⟨

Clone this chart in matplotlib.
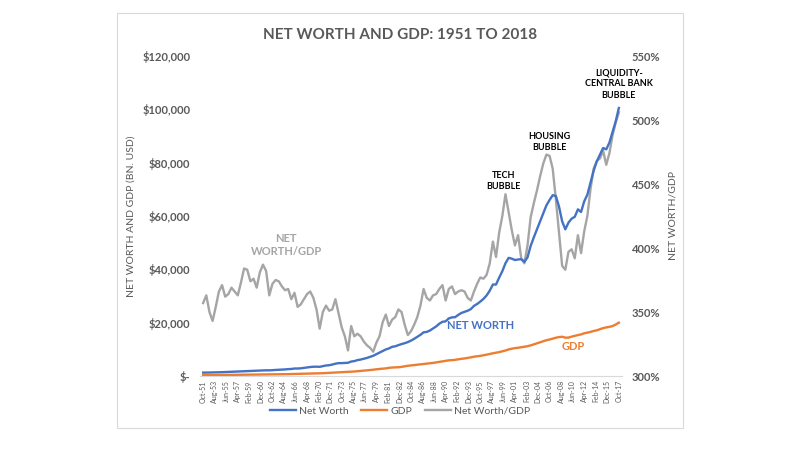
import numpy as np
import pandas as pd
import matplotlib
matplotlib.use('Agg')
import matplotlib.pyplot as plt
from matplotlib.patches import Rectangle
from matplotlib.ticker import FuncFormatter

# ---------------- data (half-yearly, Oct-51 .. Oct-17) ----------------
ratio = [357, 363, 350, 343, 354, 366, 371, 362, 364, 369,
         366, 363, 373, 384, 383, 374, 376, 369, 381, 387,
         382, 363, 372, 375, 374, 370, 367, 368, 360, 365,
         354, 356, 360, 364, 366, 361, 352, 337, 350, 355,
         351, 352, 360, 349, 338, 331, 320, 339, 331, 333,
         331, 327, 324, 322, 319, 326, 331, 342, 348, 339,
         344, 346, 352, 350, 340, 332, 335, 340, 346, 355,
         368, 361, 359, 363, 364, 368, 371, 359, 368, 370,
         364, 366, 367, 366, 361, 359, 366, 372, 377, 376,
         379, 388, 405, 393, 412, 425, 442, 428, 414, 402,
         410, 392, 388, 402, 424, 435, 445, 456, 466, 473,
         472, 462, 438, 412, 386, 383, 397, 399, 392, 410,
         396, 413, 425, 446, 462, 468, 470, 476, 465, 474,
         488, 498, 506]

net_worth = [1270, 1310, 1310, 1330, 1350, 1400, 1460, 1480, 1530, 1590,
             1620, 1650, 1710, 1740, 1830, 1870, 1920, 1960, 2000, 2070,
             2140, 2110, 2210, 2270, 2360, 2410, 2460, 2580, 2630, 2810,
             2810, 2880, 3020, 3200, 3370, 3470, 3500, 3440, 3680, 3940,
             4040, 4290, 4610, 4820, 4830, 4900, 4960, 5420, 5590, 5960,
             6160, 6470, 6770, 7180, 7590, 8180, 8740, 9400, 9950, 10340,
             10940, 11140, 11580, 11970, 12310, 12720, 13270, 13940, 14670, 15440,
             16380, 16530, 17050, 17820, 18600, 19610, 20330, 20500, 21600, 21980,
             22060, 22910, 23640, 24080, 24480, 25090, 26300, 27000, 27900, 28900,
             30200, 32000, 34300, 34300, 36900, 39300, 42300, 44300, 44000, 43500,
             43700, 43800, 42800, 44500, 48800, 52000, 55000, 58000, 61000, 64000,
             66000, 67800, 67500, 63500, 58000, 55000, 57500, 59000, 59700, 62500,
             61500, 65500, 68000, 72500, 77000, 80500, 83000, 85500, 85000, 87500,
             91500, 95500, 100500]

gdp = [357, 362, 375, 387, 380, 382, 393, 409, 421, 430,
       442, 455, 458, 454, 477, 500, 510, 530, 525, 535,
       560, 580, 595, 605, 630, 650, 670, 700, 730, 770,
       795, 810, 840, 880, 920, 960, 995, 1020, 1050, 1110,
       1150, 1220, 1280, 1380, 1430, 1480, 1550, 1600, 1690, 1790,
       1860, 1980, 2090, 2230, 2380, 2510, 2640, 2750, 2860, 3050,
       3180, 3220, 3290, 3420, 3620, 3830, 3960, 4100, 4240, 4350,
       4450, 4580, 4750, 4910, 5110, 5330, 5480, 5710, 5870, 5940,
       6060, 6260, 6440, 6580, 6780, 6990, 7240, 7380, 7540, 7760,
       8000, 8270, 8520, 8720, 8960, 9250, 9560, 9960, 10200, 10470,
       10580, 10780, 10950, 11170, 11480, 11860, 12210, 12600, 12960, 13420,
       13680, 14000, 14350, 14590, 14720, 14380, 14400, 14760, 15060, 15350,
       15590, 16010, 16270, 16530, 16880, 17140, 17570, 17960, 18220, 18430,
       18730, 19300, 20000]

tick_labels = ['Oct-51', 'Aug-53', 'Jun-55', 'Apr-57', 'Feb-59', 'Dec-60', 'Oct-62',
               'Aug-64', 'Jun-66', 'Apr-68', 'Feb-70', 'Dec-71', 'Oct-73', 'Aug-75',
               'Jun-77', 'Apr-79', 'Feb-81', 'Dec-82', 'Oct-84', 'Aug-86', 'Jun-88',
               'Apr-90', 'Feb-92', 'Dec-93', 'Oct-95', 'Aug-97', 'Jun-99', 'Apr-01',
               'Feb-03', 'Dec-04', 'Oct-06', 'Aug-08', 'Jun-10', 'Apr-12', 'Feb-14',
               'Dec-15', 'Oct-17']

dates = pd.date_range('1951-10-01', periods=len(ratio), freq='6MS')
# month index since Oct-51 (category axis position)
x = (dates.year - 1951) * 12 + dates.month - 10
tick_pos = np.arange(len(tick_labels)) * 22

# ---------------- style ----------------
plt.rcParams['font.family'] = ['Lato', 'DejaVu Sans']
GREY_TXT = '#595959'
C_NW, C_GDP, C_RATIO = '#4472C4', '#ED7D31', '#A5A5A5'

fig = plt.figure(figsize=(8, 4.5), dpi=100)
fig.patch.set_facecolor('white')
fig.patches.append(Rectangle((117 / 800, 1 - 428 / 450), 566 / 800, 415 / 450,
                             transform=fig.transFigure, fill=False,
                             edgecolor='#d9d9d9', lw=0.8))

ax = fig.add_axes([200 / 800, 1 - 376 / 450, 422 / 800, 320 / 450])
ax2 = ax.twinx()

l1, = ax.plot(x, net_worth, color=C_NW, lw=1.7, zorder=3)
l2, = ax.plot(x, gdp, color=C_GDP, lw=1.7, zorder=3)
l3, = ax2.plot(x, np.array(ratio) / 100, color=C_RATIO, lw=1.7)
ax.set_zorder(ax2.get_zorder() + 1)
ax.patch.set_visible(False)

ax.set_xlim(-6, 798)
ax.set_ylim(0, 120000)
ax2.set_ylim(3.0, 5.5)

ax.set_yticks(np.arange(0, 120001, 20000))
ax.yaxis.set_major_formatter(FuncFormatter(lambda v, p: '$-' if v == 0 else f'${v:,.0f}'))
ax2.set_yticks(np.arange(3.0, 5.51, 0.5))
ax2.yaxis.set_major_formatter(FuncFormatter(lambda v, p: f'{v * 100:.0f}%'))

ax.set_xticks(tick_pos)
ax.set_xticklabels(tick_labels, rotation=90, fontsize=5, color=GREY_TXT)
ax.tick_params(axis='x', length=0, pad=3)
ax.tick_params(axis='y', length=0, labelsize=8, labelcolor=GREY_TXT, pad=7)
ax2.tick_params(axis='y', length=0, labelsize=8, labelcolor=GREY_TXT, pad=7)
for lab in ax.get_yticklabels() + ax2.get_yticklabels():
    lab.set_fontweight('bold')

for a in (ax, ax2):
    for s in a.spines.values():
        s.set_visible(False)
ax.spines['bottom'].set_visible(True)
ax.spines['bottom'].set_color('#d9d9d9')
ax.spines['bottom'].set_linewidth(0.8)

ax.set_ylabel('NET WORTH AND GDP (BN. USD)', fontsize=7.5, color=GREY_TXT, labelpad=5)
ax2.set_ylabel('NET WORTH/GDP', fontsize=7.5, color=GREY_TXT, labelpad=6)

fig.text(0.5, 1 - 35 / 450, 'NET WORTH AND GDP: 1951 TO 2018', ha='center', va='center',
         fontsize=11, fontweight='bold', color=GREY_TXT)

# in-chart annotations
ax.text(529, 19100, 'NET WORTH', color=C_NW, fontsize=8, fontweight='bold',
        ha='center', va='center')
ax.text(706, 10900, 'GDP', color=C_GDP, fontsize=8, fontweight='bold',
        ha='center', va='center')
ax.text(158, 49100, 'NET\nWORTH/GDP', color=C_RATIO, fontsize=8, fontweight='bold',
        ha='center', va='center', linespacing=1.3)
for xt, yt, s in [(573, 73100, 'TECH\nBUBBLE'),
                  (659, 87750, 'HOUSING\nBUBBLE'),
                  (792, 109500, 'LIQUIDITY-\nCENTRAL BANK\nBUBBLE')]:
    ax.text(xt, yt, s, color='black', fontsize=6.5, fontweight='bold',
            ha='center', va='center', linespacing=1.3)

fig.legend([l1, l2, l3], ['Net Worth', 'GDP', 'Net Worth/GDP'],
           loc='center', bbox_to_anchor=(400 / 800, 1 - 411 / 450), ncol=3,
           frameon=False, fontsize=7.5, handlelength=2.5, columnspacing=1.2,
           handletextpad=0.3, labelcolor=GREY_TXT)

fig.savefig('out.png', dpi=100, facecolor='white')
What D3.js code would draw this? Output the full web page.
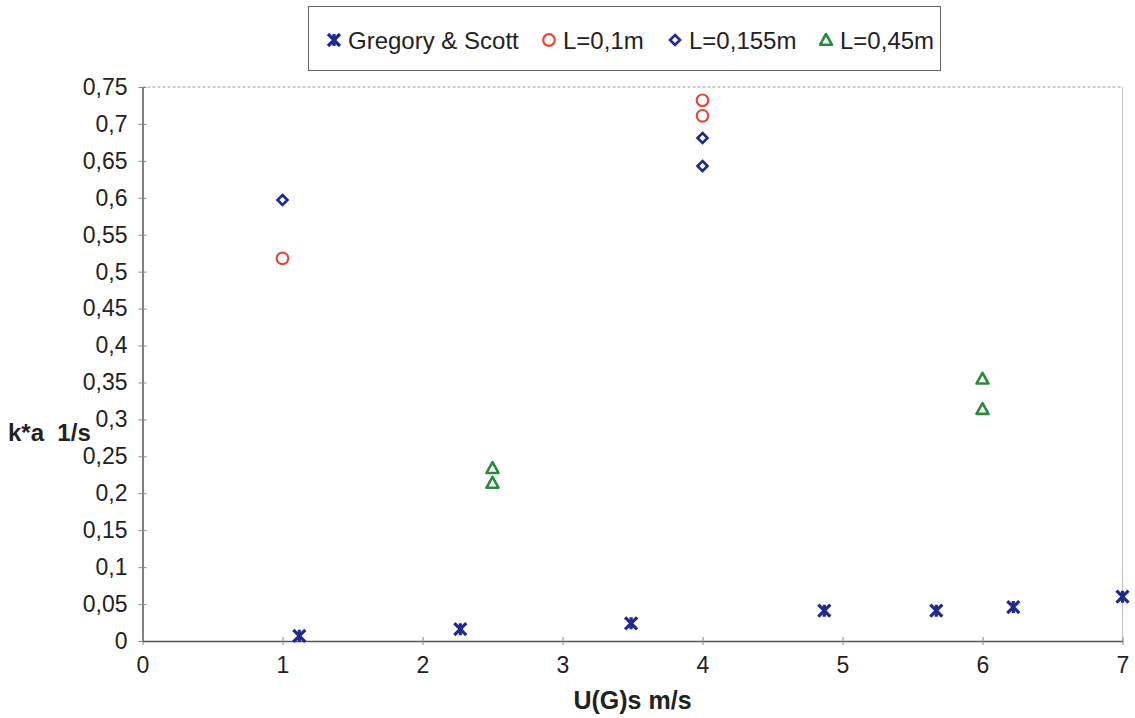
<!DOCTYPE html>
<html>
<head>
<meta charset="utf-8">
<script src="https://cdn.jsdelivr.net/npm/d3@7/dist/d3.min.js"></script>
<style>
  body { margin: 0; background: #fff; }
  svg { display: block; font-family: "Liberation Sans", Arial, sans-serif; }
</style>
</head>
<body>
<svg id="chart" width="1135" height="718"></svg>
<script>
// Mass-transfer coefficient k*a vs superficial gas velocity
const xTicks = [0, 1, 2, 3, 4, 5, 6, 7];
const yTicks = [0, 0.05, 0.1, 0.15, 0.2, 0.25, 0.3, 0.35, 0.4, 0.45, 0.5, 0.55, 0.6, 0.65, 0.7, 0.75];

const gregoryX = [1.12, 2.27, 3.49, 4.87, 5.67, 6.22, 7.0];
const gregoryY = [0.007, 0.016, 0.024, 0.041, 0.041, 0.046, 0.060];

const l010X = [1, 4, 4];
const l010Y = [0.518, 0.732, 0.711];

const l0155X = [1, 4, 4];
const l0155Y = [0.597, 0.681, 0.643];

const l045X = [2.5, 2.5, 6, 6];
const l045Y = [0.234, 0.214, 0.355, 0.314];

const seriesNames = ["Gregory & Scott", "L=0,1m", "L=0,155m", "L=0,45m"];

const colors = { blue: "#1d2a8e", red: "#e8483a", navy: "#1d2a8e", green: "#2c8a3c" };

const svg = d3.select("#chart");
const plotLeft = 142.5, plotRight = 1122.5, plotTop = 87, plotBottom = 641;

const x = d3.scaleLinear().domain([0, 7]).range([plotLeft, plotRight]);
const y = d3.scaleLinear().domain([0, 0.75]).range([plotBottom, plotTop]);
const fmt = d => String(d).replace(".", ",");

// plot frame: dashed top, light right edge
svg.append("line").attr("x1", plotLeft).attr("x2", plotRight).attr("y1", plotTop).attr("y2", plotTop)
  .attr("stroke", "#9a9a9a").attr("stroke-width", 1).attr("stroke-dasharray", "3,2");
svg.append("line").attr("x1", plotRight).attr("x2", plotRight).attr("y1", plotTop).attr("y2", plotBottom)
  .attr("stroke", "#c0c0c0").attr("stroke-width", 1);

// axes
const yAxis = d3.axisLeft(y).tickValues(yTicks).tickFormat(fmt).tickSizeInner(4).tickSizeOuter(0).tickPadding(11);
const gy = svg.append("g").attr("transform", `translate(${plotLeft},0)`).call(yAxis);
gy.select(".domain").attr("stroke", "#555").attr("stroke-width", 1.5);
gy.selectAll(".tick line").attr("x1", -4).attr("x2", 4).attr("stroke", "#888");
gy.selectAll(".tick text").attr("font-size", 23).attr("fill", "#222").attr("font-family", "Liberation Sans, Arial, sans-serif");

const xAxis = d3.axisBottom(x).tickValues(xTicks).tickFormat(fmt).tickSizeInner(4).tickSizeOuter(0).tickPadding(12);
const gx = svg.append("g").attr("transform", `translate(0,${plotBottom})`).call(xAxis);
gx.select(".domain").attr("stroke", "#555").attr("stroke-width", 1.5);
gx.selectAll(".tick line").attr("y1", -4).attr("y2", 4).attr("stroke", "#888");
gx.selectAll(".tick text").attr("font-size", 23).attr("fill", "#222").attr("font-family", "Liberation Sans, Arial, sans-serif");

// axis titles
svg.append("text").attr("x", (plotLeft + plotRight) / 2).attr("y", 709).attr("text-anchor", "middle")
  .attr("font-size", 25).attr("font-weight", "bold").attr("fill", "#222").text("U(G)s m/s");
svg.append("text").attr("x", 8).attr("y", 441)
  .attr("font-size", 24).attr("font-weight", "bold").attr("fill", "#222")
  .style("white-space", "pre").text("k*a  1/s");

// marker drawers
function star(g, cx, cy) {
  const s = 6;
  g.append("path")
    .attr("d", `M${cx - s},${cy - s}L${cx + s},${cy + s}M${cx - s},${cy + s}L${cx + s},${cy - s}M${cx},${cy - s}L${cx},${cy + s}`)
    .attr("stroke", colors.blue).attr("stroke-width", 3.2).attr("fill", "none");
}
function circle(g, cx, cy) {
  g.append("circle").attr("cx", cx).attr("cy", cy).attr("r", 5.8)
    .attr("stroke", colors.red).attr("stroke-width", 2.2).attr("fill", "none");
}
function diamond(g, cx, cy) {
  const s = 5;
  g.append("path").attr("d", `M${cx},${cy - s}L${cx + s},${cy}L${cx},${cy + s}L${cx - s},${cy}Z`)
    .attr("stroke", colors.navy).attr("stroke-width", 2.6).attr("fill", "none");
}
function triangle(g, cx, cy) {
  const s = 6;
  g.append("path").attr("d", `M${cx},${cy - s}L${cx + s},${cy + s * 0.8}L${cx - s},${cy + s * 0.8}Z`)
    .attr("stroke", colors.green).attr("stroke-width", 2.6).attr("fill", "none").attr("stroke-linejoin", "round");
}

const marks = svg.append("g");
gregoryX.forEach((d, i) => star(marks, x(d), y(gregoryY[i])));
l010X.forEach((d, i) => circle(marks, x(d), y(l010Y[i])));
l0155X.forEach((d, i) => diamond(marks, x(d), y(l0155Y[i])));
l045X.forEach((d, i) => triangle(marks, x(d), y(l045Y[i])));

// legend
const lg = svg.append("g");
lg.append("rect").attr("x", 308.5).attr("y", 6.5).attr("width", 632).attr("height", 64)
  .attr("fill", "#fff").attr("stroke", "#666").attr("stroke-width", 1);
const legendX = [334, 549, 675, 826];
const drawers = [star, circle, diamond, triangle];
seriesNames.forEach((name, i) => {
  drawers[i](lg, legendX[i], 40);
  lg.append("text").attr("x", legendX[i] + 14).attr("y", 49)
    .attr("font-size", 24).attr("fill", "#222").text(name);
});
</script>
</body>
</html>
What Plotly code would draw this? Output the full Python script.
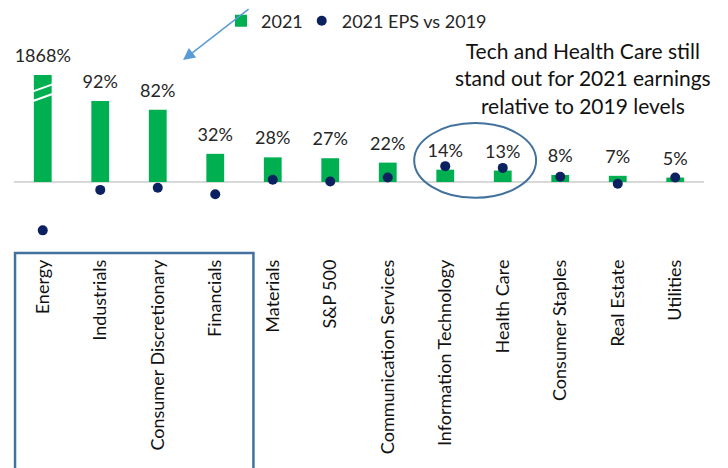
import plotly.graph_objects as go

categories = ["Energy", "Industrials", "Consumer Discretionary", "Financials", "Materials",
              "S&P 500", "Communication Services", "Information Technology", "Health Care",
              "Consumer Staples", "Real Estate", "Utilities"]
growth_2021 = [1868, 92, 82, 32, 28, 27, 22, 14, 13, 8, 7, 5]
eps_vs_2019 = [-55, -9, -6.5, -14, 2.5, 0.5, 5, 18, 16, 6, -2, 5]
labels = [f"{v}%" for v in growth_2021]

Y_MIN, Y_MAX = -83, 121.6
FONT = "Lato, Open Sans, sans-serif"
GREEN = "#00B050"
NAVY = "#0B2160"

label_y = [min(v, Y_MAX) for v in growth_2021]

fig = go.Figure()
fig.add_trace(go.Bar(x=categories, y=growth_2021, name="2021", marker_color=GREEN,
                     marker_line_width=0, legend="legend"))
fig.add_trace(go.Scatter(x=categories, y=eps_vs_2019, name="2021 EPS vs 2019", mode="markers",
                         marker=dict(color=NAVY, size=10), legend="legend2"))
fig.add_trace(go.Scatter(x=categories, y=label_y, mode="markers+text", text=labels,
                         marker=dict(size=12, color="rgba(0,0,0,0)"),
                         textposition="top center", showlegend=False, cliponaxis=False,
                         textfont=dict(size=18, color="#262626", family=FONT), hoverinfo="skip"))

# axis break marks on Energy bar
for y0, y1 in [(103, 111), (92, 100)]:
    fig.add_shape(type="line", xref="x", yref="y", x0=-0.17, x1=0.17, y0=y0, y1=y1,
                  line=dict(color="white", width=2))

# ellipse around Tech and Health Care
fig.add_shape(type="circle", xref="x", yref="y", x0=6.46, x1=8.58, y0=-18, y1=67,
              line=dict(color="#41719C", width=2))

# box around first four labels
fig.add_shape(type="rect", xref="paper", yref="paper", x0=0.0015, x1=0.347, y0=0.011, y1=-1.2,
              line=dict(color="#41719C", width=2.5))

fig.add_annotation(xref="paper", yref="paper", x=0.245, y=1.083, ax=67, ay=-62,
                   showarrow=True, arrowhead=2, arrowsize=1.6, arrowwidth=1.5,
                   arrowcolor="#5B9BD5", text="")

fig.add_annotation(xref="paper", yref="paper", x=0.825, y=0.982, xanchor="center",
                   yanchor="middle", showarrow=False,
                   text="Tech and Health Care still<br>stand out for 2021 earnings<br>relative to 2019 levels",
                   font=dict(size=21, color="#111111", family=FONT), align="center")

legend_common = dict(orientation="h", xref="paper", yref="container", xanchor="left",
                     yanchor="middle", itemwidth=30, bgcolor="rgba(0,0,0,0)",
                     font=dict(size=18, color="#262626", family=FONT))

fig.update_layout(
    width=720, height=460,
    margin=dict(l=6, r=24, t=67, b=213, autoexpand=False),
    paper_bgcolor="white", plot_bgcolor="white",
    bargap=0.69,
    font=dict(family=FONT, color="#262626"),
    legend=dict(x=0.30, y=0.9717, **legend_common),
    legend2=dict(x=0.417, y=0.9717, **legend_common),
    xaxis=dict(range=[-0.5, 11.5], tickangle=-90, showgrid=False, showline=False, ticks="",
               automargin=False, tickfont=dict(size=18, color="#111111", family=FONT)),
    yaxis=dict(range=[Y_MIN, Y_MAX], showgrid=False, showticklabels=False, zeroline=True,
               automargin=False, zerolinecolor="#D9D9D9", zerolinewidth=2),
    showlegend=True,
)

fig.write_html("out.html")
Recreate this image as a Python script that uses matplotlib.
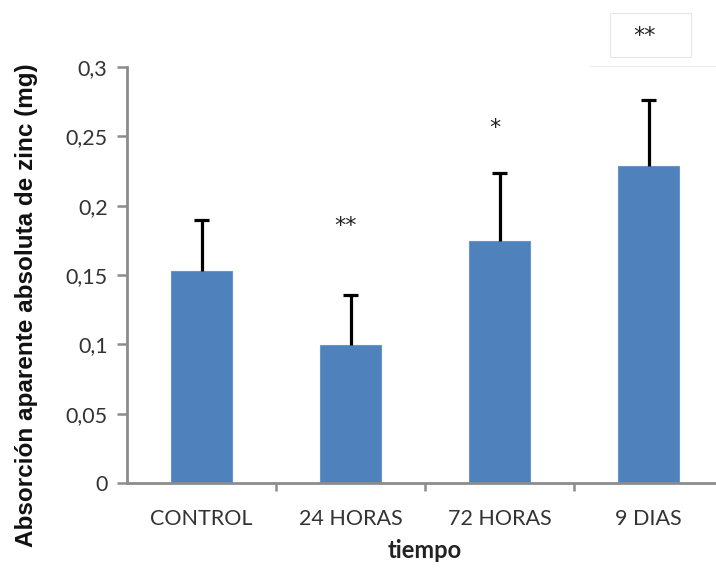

⟩

**Task statement**
Everything from the first line to the line with "91500, 95500, 100500]" must be repeated exactly, and nothing else. Leave the pictures out.

**Complete response**
Clone this chart in matplotlib.
import numpy as np
import pandas as pd
import matplotlib
matplotlib.use('Agg')
import matplotlib.pyplot as plt
from matplotlib.patches import Rectangle
from matplotlib.ticker import FuncFormatter

# ---------------- data (half-yearly, Oct-51 .. Oct-17) ----------------
ratio = [357, 363, 350, 343, 354, 366, 371, 362, 364, 369,
         366, 363, 373, 384, 383, 374, 376, 369, 381, 387,
         382, 363, 372, 375, 374, 370, 367, 368, 360, 365,
         354, 356, 360, 364, 366, 361, 352, 337, 350, 355,
         351, 352, 360, 349, 338, 331, 320, 339, 331, 333,
         331, 327, 324, 322, 319, 326, 331, 342, 348, 339,
         344, 346, 352, 350, 340, 332, 335, 340, 346, 355,
         368, 361, 359, 363, 364, 368, 371, 359, 368, 370,
         364, 366, 367, 366, 361, 359, 366, 372, 377, 376,
         379, 388, 405, 393, 412, 425, 442, 428, 414, 402,
         410, 392, 388, 402, 424, 435, 445, 456, 466, 473,
         472, 462, 438, 412, 386, 383, 397, 399, 392, 410,
         396, 413, 425, 446, 462, 468, 470, 476, 465, 474,
         488, 498, 506]

net_worth = [1270, 1310, 1310, 1330, 1350, 1400, 1460, 1480, 1530, 1590,
             1620, 1650, 1710, 1740, 1830, 1870, 1920, 1960, 2000, 2070,
             2140, 2110, 2210, 2270, 2360, 2410, 2460, 2580, 2630, 2810,
             2810, 2880, 3020, 3200, 3370, 3470, 3500, 3440, 3680, 3940,
             4040, 4290, 4610, 4820, 4830, 4900, 4960, 5420, 5590, 5960,
             6160, 6470, 6770, 7180, 7590, 8180, 8740, 9400, 9950, 10340,
             10940, 11140, 11580, 11970, 12310, 12720, 13270, 13940, 14670, 15440,
             16380, 16530, 17050, 17820, 18600, 19610, 20330, 20500, 21600, 21980,
             22060, 22910, 23640, 24080, 24480, 25090, 26300, 27000, 27900, 28900,
             30200, 32000, 34300, 34300, 36900, 39300, 42300, 44300, 44000, 43500,
             43700, 43800, 42800, 44500, 48800, 52000, 55000, 58000, 61000, 64000,
             66000, 67800, 67500, 63500, 58000, 55000, 57500, 59000, 59700, 62500,
             61500, 65500, 68000, 72500, 77000, 80500, 83000, 85500, 85000, 87500,
             91500, 95500, 100500]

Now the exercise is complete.